Son, aproximadamente, los que transcurren entre el momento en el que decido apagar la lámpara de mi mesilla de noche y los que me duermo, al menos, en primera instancia.
Son irremediablemente cotidianos pero son los peores de mi vida, día tras día. Son esos instantes en donde la relación con mi mente sufre la visita diaria al psicoanalista. Esos instantes donde mi cama nueva es un desierto repleto de vacío y falto de calor, donde un abrazo es el bien más preciado. No me termino de acostumbrar a pesar de mi sempiterna soltería. Por eso en las escasas ocasiones en las que he dormido acompañado aprovechaba para tocar, aunque la palma de mi mano y mis dedos estuvieron resecos, piel humana femenina, primeramente para presentarles mis respetos y cariños y posteriormente para a acariciar su epidermis y sentirme parte de la estirpe humana y buscar la complicidad de, no se si un sentimiento, pero si de una necesidad, buscar la retroactividad del calor humano.
A veces se alargan los minutos pero el descanso es mayor, profundo como la búsqueda constante de acortar los malos sueños.
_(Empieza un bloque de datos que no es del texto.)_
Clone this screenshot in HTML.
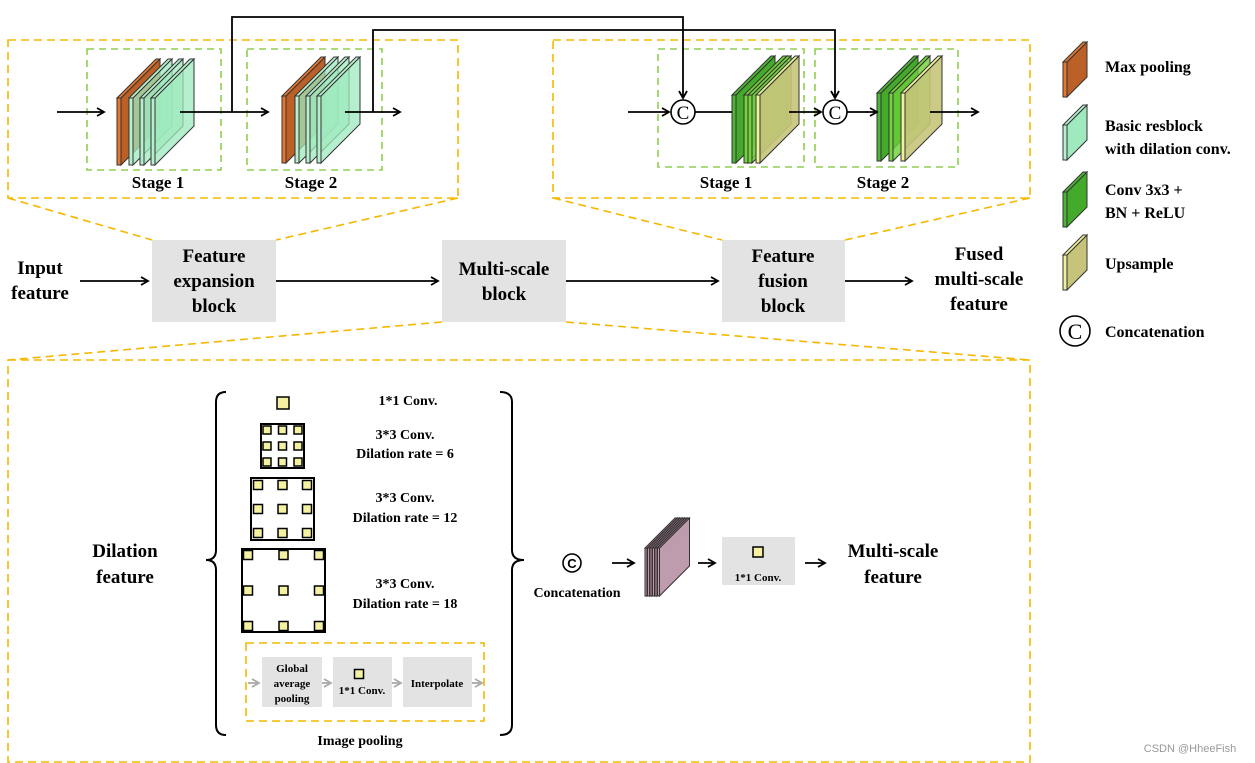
<!DOCTYPE html>
<html><head><meta charset="utf-8"><style>
html,body{margin:0;padding:0;background:#fff;}
svg{display:block;font-family:"Liberation Serif",serif;font-weight:bold;}
</style></head><body>
<svg id="s" width="1255" height="763" viewBox="0 0 1255 763" xmlns="http://www.w3.org/2000/svg">
<defs>
<marker id="a" markerWidth="10" markerHeight="10" refX="8" refY="5" orient="auto" markerUnits="userSpaceOnUse"><path d="M1,1 L8,5 L1,9" fill="none" stroke="#000" stroke-width="1.8"/></marker>
<marker id="g" markerWidth="10" markerHeight="10" refX="8" refY="5" orient="auto" markerUnits="userSpaceOnUse"><path d="M1,1 L8,5 L1,9" fill="none" stroke="#aaa" stroke-width="1.8"/></marker>
</defs>
<g fill="none" stroke="#f5b800" stroke-width="1.6" stroke-dasharray="8,5">
<rect x="8" y="40" width="450" height="158"/>
<rect x="553" y="40" width="477" height="158"/>
<rect x="8" y="360" width="1022" height="402"/>
<rect x="246" y="643" width="238" height="78"/>
<path d="M8,198 L152,240 M458,198 L276,240 M553,198 L722,240 M1030,198 L845,240 M442,322 L8,360 M566,322 L1030,360"/>
</g>
<g fill="none" stroke="#8fcf50" stroke-width="1.6" stroke-dasharray="7,5">
<rect x="87" y="49" width="134" height="121"/>
<rect x="247" y="49" width="135" height="121"/>
<rect x="658" y="49" width="146" height="118"/>
<rect x="815" y="49" width="143" height="118"/>
</g>
<g id="plates"></g>
<g fill="none" stroke="#000" stroke-width="1.8">
<path d="M57,112 L104,112" marker-end="url(#a)"/>
<path d="M180,112 L268,112" marker-end="url(#a)"/>
<path d="M345,112 L400,112" marker-end="url(#a)"/>
<path d="M232,112 V17 H683 V98" marker-end="url(#a)"/>
<path d="M373,112 V30 H835 V98" marker-end="url(#a)"/>
<path d="M628,112 L669,112" marker-end="url(#a)"/>
<path d="M695,112 L732,112"/>
<path d="M789,112 L821,112" marker-end="url(#a)"/>
<path d="M847,112 L877,112" marker-end="url(#a)"/>
<path d="M930,112 L978,112" marker-end="url(#a)"/>
<path d="M80,281 L148,281" marker-end="url(#a)"/>
<path d="M276,281 L438,281" marker-end="url(#a)"/>
<path d="M566,281 L718,281" marker-end="url(#a)"/>
<path d="M845,281 L912,281" marker-end="url(#a)"/>
<path d="M612,563 L634,563" marker-end="url(#a)"/>
<path d="M698,563 L715,563" marker-end="url(#a)"/>
<path d="M805,563 L825,563" marker-end="url(#a)"/>
</g>
<g fill="#fff" stroke="#000" stroke-width="1.6">
<circle cx="683" cy="112" r="12"/><circle cx="835" cy="112" r="12"/>
<circle cx="1075" cy="331" r="15"/><circle cx="572" cy="563" r="9"/>
</g>
<g font-weight="normal" font-size="19" text-anchor="middle">
<text x="683" y="119">C</text><text x="835" y="119">C</text><text x="1075" y="339" font-size="22">C</text>
</g>
<text x="572" y="568" font-size="13" text-anchor="middle" font-family="Liberation Sans,sans-serif">C</text>
<g font-size="17" text-anchor="middle">
<text x="158" y="188">Stage 1</text><text x="311" y="188">Stage 2</text>
<text x="726" y="188">Stage 1</text><text x="883" y="188">Stage 2</text>
</g>
<g fill="#e3e3e3">
<rect x="152" y="240" width="124" height="82"/><rect x="442" y="240" width="124" height="82"/><rect x="722" y="240" width="123" height="82"/>
<rect x="722" y="537" width="73" height="48"/>
<rect x="262" y="657" width="60" height="50"/><rect x="333" y="657" width="59" height="50"/><rect x="403" y="657" width="69" height="50"/>
</g>
<g font-size="19" text-anchor="middle">
<text x="40" y="274">Input</text><text x="40" y="299">feature</text>
<text x="214" y="262">Feature</text><text x="214" y="287">expansion</text><text x="214" y="312">block</text>
<text x="504" y="275">Multi-scale</text><text x="504" y="300">block</text>
<text x="783" y="262">Feature</text><text x="783" y="287">fusion</text><text x="783" y="312">block</text>
<text x="979" y="260">Fused</text><text x="979" y="285">multi-scale</text><text x="979" y="310">feature</text>
<text x="125" y="557">Dilation</text><text x="125" y="583">feature</text>
<text x="893" y="557">Multi-scale</text><text x="893" y="583">feature</text>
</g>
<g font-size="16">
<text x="1105" y="72">Max pooling</text>
<text x="1105" y="131">Basic resblock</text><text x="1105" y="154">with dilation conv.</text>
<text x="1105" y="195">Conv 3x3 +</text><text x="1105" y="218">BN + ReLU</text>
<text x="1105" y="269">Upsample</text>
<text x="1105" y="337">Concatenation</text>
</g>
<g font-size="14" text-anchor="middle">
<text x="408" y="405">1*1 Conv.</text>
<text x="405" y="439">3*3 Conv.</text><text x="405" y="458">Dilation rate = 6</text>
<text x="405" y="502">3*3 Conv.</text><text x="405" y="522">Dilation rate = 12</text>
<text x="405" y="588">3*3 Conv.</text><text x="405" y="608">Dilation rate = 18</text>
<text x="577" y="597">Concatenation</text>
<text x="360" y="745">Image pooling</text>
</g>
<g font-size="11" text-anchor="middle">
<text x="292" y="672">Global</text><text x="292" y="687">average</text><text x="292" y="702">pooling</text>
<text x="362" y="694">1*1 Conv.</text><text x="437" y="687">Interpolate</text>
<text x="758" y="581">1*1 Conv.</text>
</g>
<g fill="none" stroke="#000" stroke-width="2">
<rect x="261" y="424" width="43" height="44"/><rect x="251" y="478" width="63" height="62"/><rect x="242" y="549" width="83" height="83"/>
<path d="M226,392 Q216,392 216,402 V550 Q216,560 206,560 Q216,560 216,570 V725 Q216,735 226,735"/>
<path d="M500,392 Q512,392 512,402 V550 Q512,560 524,560 Q512,560 512,570 V725 Q512,735 500,735"/>
</g>
<g fill="none" stroke="#aaa" stroke-width="1.8">
<path d="M248,683 L259,683" marker-end="url(#g)"/><path d="M322,683 L331,683" marker-end="url(#g)"/>
<path d="M392,683 L401,683" marker-end="url(#g)"/><path d="M472,683 L482,683" marker-end="url(#g)"/>
</g>
<g id="sq" fill="#f4f1a0" stroke="#000" stroke-width="1.5"></g>
<text x="1190" y="752" font-size="11" fill="#999" font-weight="normal" text-anchor="middle" font-family="Liberation Sans,sans-serif">CSDN @HheeFish</text>
<script>
var NS="http://www.w3.org/2000/svg";
function el(p,t,a){var e=document.createElementNS(NS,t);for(var k in a)e.setAttribute(k,a[k]);p.appendChild(e);return e;}
var P=document.getElementById("plates");
function plate(x,y,h,d,fc,face,op,w){w=w||4;
el(P,"polygon",{points:(x+w)+","+y+" "+(x+w+d)+","+(y-d)+" "+(x+w+d)+","+(y+h-d)+" "+(x+w)+","+(y+h),fill:face,"fill-opacity":op,stroke:"#333","stroke-width":1});
el(P,"polygon",{points:x+","+y+" "+(x+d)+","+(y-d)+" "+(x+w+d)+","+(y-d)+" "+(x+w)+","+y,fill:fc,stroke:"#333","stroke-width":1});
el(P,"rect",{x:x,y:y,width:w,height:h,fill:fc,stroke:"#333","stroke-width":1});}
var O1="#e8772e",O2="#bb6128",G="#b7f0cf",GF="#9ee9bd",D="#4db535",DF="#44aa2c",L="#74d43c",Y="#eef29a",YF="#c6c47a";
plate(117,98,67,39,O1,O2,1);plate(129,98,67,39,G,GF,0.75);plate(140,98,67,39,G,GF,0.75);plate(151,98,67,39,G,GF,0.75);
plate(282,96,67,39,O1,O2,1);plate(295,96,67,39,G,GF,0.75);plate(306,96,67,39,G,GF,0.75);plate(317,96,67,39,G,GF,0.75);
plate(732,95,68,39,D,DF,1);plate(744,95,68,39,L,"#8ad85c",0.8);plate(748,95,68,39,L,"#6ccf3a",0.8);plate(756,95,68,39,Y,YF,0.9);
plate(877,93,68,37,D,DF,1);plate(889,93,68,37,L,"#6ccf3a",0.8);plate(901,93,68,37,Y,YF,0.9);
plate(1063,62,35,20,O1,O2,1);plate(1063,125,35,20,G,GF,1);plate(1063,192,35,20,D,DF,1);plate(1063,255,35,20,Y,YF,1);
for(var i=0;i<6;i++)plate(645+i*2.5,548,48,30,"#c797ad","#be9bad",1,2);
var S=document.getElementById("sq");
function sq(cx,cy,s){el(S,"rect",{x:cx-s/2,y:cy-s/2,width:s,height:s});}
sq(283,403,12);sq(758,552,10);sq(359,674,9);
function grid(x0,y0,x1,y1,s){var xs=[x0,(x0+x1)/2,x1],ys=[y0,(y0+y1)/2,y1];for(var a=0;a<3;a++)for(var b=0;b<3;b++)sq(xs[a],ys[b],s);}
grid(267,430,298,462,8);grid(258,485,307,533,9);grid(248,555,319,626,9);
</script>
</svg>
</body></html>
Quince minutos agónicos donde se consume la esperanza y se agudiza el vacío. Veo el negro de la muerte como un final esperado aunque da mucha pereza. En cada curva, en cada derrape, en cada zancada veo la luz. En eso minutos solo veo oscuridad. Es insostenible. Solo una caricia lima tanta ansiedad pero nunca puedo hacerla. Por suerte me duermo poco después de transitar por el infierno. Ya solo me espera el desayuno de la mañana.